For my thesis, I am using a certain theorem that states the equivalence of the dual optimization problem. My source for this is "Learning with Kernels" by Schoelkopf and Smola. The problem is that the theorem is not explicitly stated, but rather slowly developed starting from Theorem 6.26, on pages 170-171, culminating especially, but not only, in equation 6.64.
Did I summarize the facts correctly?
EDIT: I am looking for an answer that describes what exactly is wrong with the current wording, describes how to state the theorem correctly and gives a reference.

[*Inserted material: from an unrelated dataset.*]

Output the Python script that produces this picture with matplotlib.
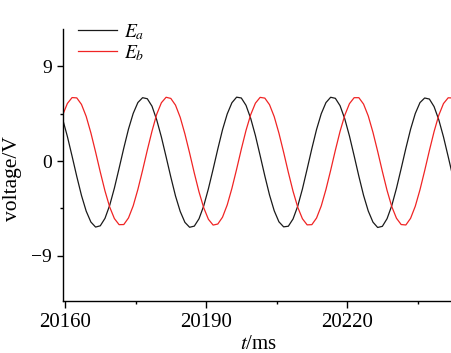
import numpy as np
import matplotlib
matplotlib.use('Agg')
import matplotlib.pyplot as plt
from matplotlib.ticker import FixedLocator

plt.rcParams['font.family'] = ['Liberation Serif', 'DejaVu Serif']
plt.rcParams['mathtext.fontset'] = 'stix'

# sampled voltages, 1 ms apart, starting at t0
t0 = 20159.5
dt = 1.0

e_a = [3.98, 2.34, 0.46, -1.47, -3.28, -4.77, -5.81, -6.29, -6.17, -5.46,
       -4.22, -2.58, -0.70, 1.23, 3.04, 4.53, 5.57, 6.03, 5.93, 5.22,
       3.92, 2.28, 0.40, -1.52, -3.33, -4.80, -5.84, -6.31, -6.20, -5.50,
       -4.28, -2.64, -0.78, 1.15, 2.98, 4.48, 5.55, 6.08, 6.00, 5.30,
       4.05, 2.42, 0.52, -1.42, -3.24, -4.74, -5.79, -6.27, -6.21, -5.52,
       -4.30, -2.66, -0.76, 1.18, 3.00, 4.50, 5.56, 6.07, 5.97, 5.27,
       4.02, 2.38, 0.49, -1.45, -3.27, -4.76, -5.82, -6.33, -6.22, -5.49,
       -4.25, -2.60, -0.72, 1.21, 3.02, 4.52, 5.56, 6.00, 5.90, 5.18,
       3.93, 2.30, 0.42, -1.50]

e_b = [4.38, 5.48, 6.04, 6.01, 5.39, 4.25, 2.68, 0.86, -1.05, -2.85,
       -4.38, -5.48, -6.06, -6.05, -5.42, -4.27, -2.70, -0.88, 1.03, 2.84,
       4.45, 5.55, 6.07, 5.96, 5.32, 4.16, 2.58, 0.76, -1.15, -2.94,
       -4.45, -5.55, -6.10, -6.00, -5.35, -4.18, -2.60, -0.78, 1.13, 2.92,
       4.42, 5.51, 6.06, 5.99, 5.36, 4.22, 2.65, 0.83, -1.08, -2.88,
       -4.40, -5.50, -6.08, -6.06, -5.43, -4.28, -2.71, -0.89, 1.02, 2.82,
       4.35, 5.46, 6.03, 6.03, 5.42, 4.29, 2.73, 0.92, -0.99, -2.80,
       -4.34, -5.45, -6.05, -6.09, -5.46, -4.31, -2.74, -0.92, 0.99, 2.80,
       4.36, 5.47, 6.02, 6.00]

x_major = [20160, 20190, 20220]
x_minor = [20175, 20205, 20235]
y_major = [9, 0, -9]
y_minor = [4.5, -4.5]

t = t0 + dt * np.arange(len(e_a))

fig = plt.figure(figsize=(4.51, 3.53), dpi=100)
ax = fig.add_axes([63 / 451, 52 / 353, 388 / 451, 272 / 353])

ax.plot(t, e_a, color='#1a1a1a', lw=0.9, label='$E_a$')
ax.plot(t, e_b, color='#f02424', lw=0.9, label='$E_b$')

ax.set_xlim(20159.57, 20242.1)
ax.set_ylim(-13.33, 12.57)

ax.spines['top'].set_visible(False)
ax.spines['right'].set_visible(False)
for s in ('left', 'bottom'):
    ax.spines[s].set_linewidth(1.0)

ax.xaxis.set_major_locator(FixedLocator(x_major))
ax.xaxis.set_minor_locator(FixedLocator(x_minor))
ax.yaxis.set_major_locator(FixedLocator(y_major))
ax.yaxis.set_minor_locator(FixedLocator(y_minor))
ax.set_yticklabels(['9', '0', '\u22129'])

ax.tick_params(axis='x', which='major', direction='out', length=5, width=1,
               pad=3.5, labelsize=15)
ax.tick_params(axis='x', which='minor', direction='out', length=2.5, width=1)
ax.tick_params(axis='y', which='major', direction='out', length=4, width=1,
               pad=4, labelsize=14)
ax.tick_params(axis='y', which='minor', direction='out', length=2.5, width=1)

ax.set_xlabel('$t$/ms', fontsize=15)
ax.xaxis.set_label_coords(0.505, -0.125)
ax.set_ylabel('voltage/V', fontsize=15.5)
ax.yaxis.set_label_coords(-0.106, 0.45)

ax.legend(loc='upper left', bbox_to_anchor=(0.0387, 1.025), frameon=False,
          fontsize=14, handlelength=2.0, handletextpad=0.35,
          labelspacing=0.05, borderpad=0, borderaxespad=0)

fig.savefig('out.png', dpi=100)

Consider the optimization problem \begin{equation*} \begin{aligned} & \underset{z \in \mathbb{R}^d}{\text{minimize}} & & f(z) \\ & \text{subject to} & & c_i(z) \leq 0 \text{ for all } i = 1, \ldots, n \end{aligned} \end{equation*} where $f, c_i\colon \mathbb{R}^d \to \mathbb{R}$ are convex and differentiable for all $i = 1, \ldots, n$. Define the Lagrangian to be \begin{align*} &L(z, \alpha) := f(z) + \sum_{i=1}^n \alpha_i c_i(z) \\ &\text{where } \alpha_i \geq 0 \text{ for all } i = 1, \ldots, n. \end{align*} Then the the above optimization problem is equivalent to \begin{equation*} \begin{aligned} & \underset{z \in \mathbb{R}^d, \alpha \in \mathbb{R}^n}{\text{maximize}} & & L(z, \alpha) \\ & \text{subject to} & & \alpha_i \geq 0 \text{ for all } i = 1, \ldots, n \\ & \text{and} & & \partial_z L(z, \alpha) = 0. \end{aligned} \end{equation*} Furthermore, if there exists $z \in \mathbb{R}^d$ such that for all $ i = 1, \ldots, n$, $c_i(z) < 0$, then the two optimization problems have a solution.
Additionally, if there is any solution $z^\ast$, $\alpha^\ast$, it will fulfill \begin{align*} \sum_{i=1}^n \alpha_i^\ast c_i(z^\ast) = 0 \end{align*} or, equivalently $\alpha_i^\ast c_i(z^\ast) = 0$ for all $i=1, \ldots, n$.